This is a similar but different situation as that in a previous post by inittowinit. DaveT., if you (or anyone else for that matter) can help me out with this I’d sure appreciate it.
I am buying a house (this will be my primary residence - at least for a while). The owner has agreed to give me 20K back for improvements outside of close (in reality, this money will go partially to improvements, partially towards a dp/closing costs on a rental). Because this is not directly loan money (though my loan is 20K higher because of it), will this be seen as profit by the IRS? All the carlton sheets/etc. courses talk about cash back at close, which is what I’m going for, but I don’t want to end up paying 28% of this “borrowed money” back to Uncle Sam.
Also, I have a friend who has many times gotten money back outside of close (and in other situations) that he treats as cash b/c checks under 5K can be cashed at the bank instead of deposited (i’m told).
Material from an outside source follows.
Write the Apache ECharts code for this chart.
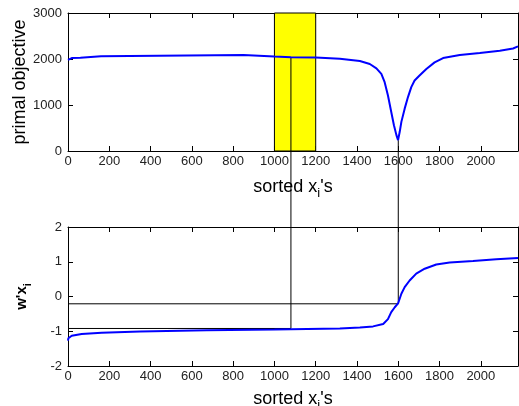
<!DOCTYPE html>
<html>
<head>
<meta charset="utf-8">
<script src="https://cdn.jsdelivr.net/npm/echarts@6/dist/echarts.min.js"></script>
<style>
html, body { margin: 0; padding: 0; background: #fff; }
#chart { width: 519px; height: 406px; }
</style>
</head>
<body>
<div id="chart"></div>
<script>
// top panel: primal objective vs sorted x_i's
const objX = [0, 5, 18, 60, 66, 160, 165, 850, 855, 1000, 1080, 1200, 1317, 1414, 1462, 1494, 1518, 1534, 1550, 1566, 1579, 1591, 1599, 1607, 1615, 1631, 1647, 1663, 1679, 1703, 1736, 1776, 1817, 1898, 1995, 2092, 2156, 2180];
const objY = [1980, 2000, 2020, 2025, 2055, 2060, 2085, 2085, 2060, 2055, 2040, 2035, 2005, 1956, 1891, 1798, 1675, 1496, 1208, 848, 561, 345, 237, 417, 633, 921, 1172, 1388, 1532, 1640, 1784, 1927, 2021, 2086, 2129, 2179, 2229, 2275];

// bottom panel: w'x_i vs sorted x_i's
const projX = [0, 2, 8, 18, 66, 163, 349, 673, 1000, 1080, 1317, 1414, 1478, 1527, 1550, 1566, 1583, 1599, 1615, 1631, 1655, 1687, 1728, 1784, 1849, 1962, 2075, 2180];
const projY = [-1.27, -1.2, -1.16, -1.13, -1.08, -1.04, -1.01, -0.97, -0.95, -0.94, -0.92, -0.89, -0.86, -0.79, -0.65, -0.45, -0.31, -0.2, 0.08, 0.27, 0.46, 0.66, 0.8, 0.92, 0.98, 1.02, 1.07, 1.11];

const xMax = 2180;
const bandRange = [1000, 1200];
const pickX = [1080, 1600];
const pickObj = [2040, 237];
const pickProj = [-0.92, -0.21];

const blue = '#0000ff';
const font = 'Liberation Sans, Arial, sans-serif';

function zip(xs, ys) {
    return xs.map((x, i) => [x, ys[i]]);
}

function xAx(gridIndex, pos, showLabels, name) {
    return {
        type: 'value', gridIndex: gridIndex, position: pos,
        min: 0, max: xMax, interval: 200,
        axisLine: { show: true, onZero: false, lineStyle: { color: '#000', width: 1 } },
        axisTick: { show: true, inside: true, length: 5, lineStyle: { color: '#000' } },
        axisLabel: {
            show: showLabels, showMaxLabel: false, margin: 4, fontSize: 13, color: '#222', fontFamily: font,
            formatter: v => String(v)
        },
        splitLine: { show: false },
        name: name || '',
        nameLocation: 'middle',
        nameGap: gridIndex === 0 ? 24 : 21,
        nameMoveOverlap: false,
        nameTextStyle: {
            rich: {
                t: { fontSize: 18, fontFamily: font, color: '#000', lineHeight: 20, verticalAlign: 'middle' },
                s: { fontSize: 13, fontFamily: font, color: '#000', lineHeight: 25, verticalAlign: 'bottom' }
            }
        }
    };
}

function yAx(gridIndex, pos, min, max, interval, showLabels, name, gap, size) {
    return {
        type: 'value', gridIndex: gridIndex, position: pos,
        min: min, max: max, interval: interval,
        axisLine: { show: true, onZero: false, lineStyle: { color: '#000', width: 1 } },
        axisTick: { show: true, inside: true, length: 5, lineStyle: { color: '#000' } },
        axisLabel: {
            show: showLabels, margin: 6, fontSize: 13, color: '#222', fontFamily: font,
            formatter: v => String(v)
        },
        splitLine: { show: false },
        name: name || '',
        nameLocation: 'middle',
        nameGap: gap || 0,
        nameRotate: 90,
        nameMoveOverlap: false,
        nameTextStyle: {
            rich: {
                t: { fontSize: size, fontFamily: font, fontWeight: size < 17 ? 'bold' : 'normal', color: '#000', lineHeight: size + 2, verticalAlign: 'middle' },
                s: { fontSize: 11, fontFamily: font, fontWeight: 'bold', color: '#000', lineHeight: size + 7, verticalAlign: 'bottom' }
            }
        }
    };
}

let myChart = echarts.init(document.getElementById('chart'), null, { renderer: 'canvas' });

let option = {
    animation: false,
    backgroundColor: '#fff',
    grid: [
        { left: 68, right: 1, top: 13, height: 138, outerBoundsMode: 'none', containLabel: false },
        { left: 68, right: 1, top: 227, height: 139, outerBoundsMode: 'none', containLabel: false }
    ],
    xAxis: [
        xAx(0, 'bottom', true, "{t|sorted x}{s|i}{t|'s}"),
        xAx(0, 'top', false),
        xAx(1, 'bottom', true, "{t|sorted x}{s|i}{t|'s}"),
        xAx(1, 'top', false)
    ],
    yAxis: [
        yAx(0, 'left', 0, 3000, 1000, true, '{t|primal objective}', 38, 18),
        yAx(0, 'right', 0, 3000, 1000, false),
        yAx(1, 'left', -2, 2, 1, true, "{t|w'x}{s|i}", 35, 15),
        yAx(1, 'right', -2, 2, 1, false)
    ],
    series: [
        {
            // yellow band
            type: 'line', xAxisIndex: 0, yAxisIndex: 0, data: [], z: 1,
            markArea: {
                silent: true,
                itemStyle: { color: '#ffff00', borderColor: '#000', borderWidth: 1 },
                data: [[{ xAxis: bandRange[0] }, { xAxis: bandRange[1] }]]
            }
        },
        {
            type: 'line', xAxisIndex: 0, yAxisIndex: 0, z: 4,
            data: zip(objX, objY), symbol: 'none',
            lineStyle: { color: blue, width: 2 }
        },
        {
            type: 'line', xAxisIndex: 2, yAxisIndex: 2, z: 3,
            data: [[0, pickProj[0]], [pickX[0], pickProj[0]]], symbol: 'none',
            lineStyle: { color: '#000', width: 1 }
        },
        {
            type: 'line', xAxisIndex: 2, yAxisIndex: 2, z: 3,
            data: [[0, pickProj[1]], [pickX[1], pickProj[1]]], symbol: 'none',
            lineStyle: { color: '#000', width: 1 }
        },
        {
            type: 'line', xAxisIndex: 2, yAxisIndex: 2, z: 4,
            data: zip(projX, projY), symbol: 'none',
            lineStyle: { color: blue, width: 2 }
        }
    ]
};

myChart.setOption(option);

// vertical connectors from the top curve down to the bottom panel
let connectors = pickX.map((x, k) => {
    let a = myChart.convertToPixel({ xAxisIndex: 0, yAxisIndex: 0 }, [x, pickObj[k]]);
    let b = myChart.convertToPixel({ xAxisIndex: 2, yAxisIndex: 2 }, [x, pickProj[k]]);
    return {
        type: 'line', z: 3,
        shape: { x1: a[0], y1: a[1], x2: b[0], y2: b[1] },
        style: { stroke: '#000', lineWidth: 1 }
    };
});
myChart.setOption({ graphic: connectors });
</script>
</body>
</html>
Since this will be a 20K check, I assume that is out the window.
Typically, a credit from the seller is treated as a reduction in the purchase price. It is not really borrowed funds. You have merely financed a higher percentage of the real purchase price. Be care to check with you CPA so that it is properly reported and not construed to be a form of tax evasion after the close of the transaction (“under the table”).
Thanks for the reply. That was my concern, that this would not be seen as borrowed money. This will be my first year using an accountant, but I will definitely put it in front of him when that time comes. I want to be as protected as possible when it comes to the IRS and I CERTAINLY don’t want any part of tax evasion that can come back and bite me down the road. My fear is that by the time I get to accountant time at the end of the year, the damage (if any) will have already been done.
So, to clarify, will my accountant be able to legally keep me from paying taxes on this money or will I owe on it as income?
Also, I know people take money out inside of closing all the time, and this money is seen as borrowed funds. My banker told me - essentially - “You can’t borrow more than you need for the house, even if it is fix up money.” quickly followed by “I’m not advising you to do this, but people take money back outside of close all the time, which you could do as long as I don’t know about it. But again, I’m not advising you to do this.” Obviously there was some pretty obvious reading between the lines he was giving me there. It is in my best interest to take this money out, b/c I can use it to make a lot more money, but I’m not fond of anything shady. Can you give me any more insight as to how if this is okay as I’ve discussed, or if there is a better way to do it, and as discussed what my accountant will likely be able to do with it at the end of the year.
Your banker is not a tax professional. Take tax advice from tax professionals.
Think of it this way. You have something I want to buy, that you are willing to sell. We agree on a purchase price of $20. I don’t have my wallet with me, so I borrow $20 from my brother, which I give to you. When you give me the item, I notice a small defect that can be repaired for $2. You agree to reduce the sale price by $2 so I can order the repair myself should I decide to do so. You open your wallet and give me $2 back.
You have $18 (our adjusted sale price), I have the item and $2 cash in hand, and, I owe my brother $20 which I repay when we get home and find my wallet on the dresser.
The original contract price was $20, but when the condition of the item was taken into consideration, you agreed to reduce the purchase price by $2 and give me a refund of a portion of the money I had already given you.
This $2 is not taxable income to me, in this situation. This situation is analogous to your real estate deal.
Borrowed money that must be repaid is not income. A seller “rebate, or, refund” of part of your purchase price is not income, it is a reduction in your cost basis as if you had simply paid less for the property to begin with.
So, though you really did borrow more than you needed to purchase the property, it is not taxable income because the loan has to be repaid.
Thank you. I agree with your logic, but I have another question. My banker was not giving me tax advice so much as telling me that the bank would not allow me to borrow fix up money on top of the purchase price, unless I did a 203K loan,which he said would be troublesome to me due to inspections, need for licensed contractors (vs. my normal contractor who does everthing for me), etc. So, if the 20K is outside of close, not inside of close, will the IRS still look at it as borrowed money?
Makes no difference. The seller is rebating a portion of your purchase price. Your basis in the property is adjusted downward by the amount of the rebate.
I don’t understand your problem with a 203k loan? The loan does include rehab money, the loan is reserved for owner occupants, and there is a little more “oversight” for the repairs.
HUD inspectors will inspect the property before work begins, and after it is done; The repair funds will be held in escrow and you can draw against them whenever you complete rehab work and have to pay your contractorrs.
At the end of the project, after you pass the final HUD inspection, any money left in the repair escrow account is given to you.
If your banker does not want to do a 203k, find another lender.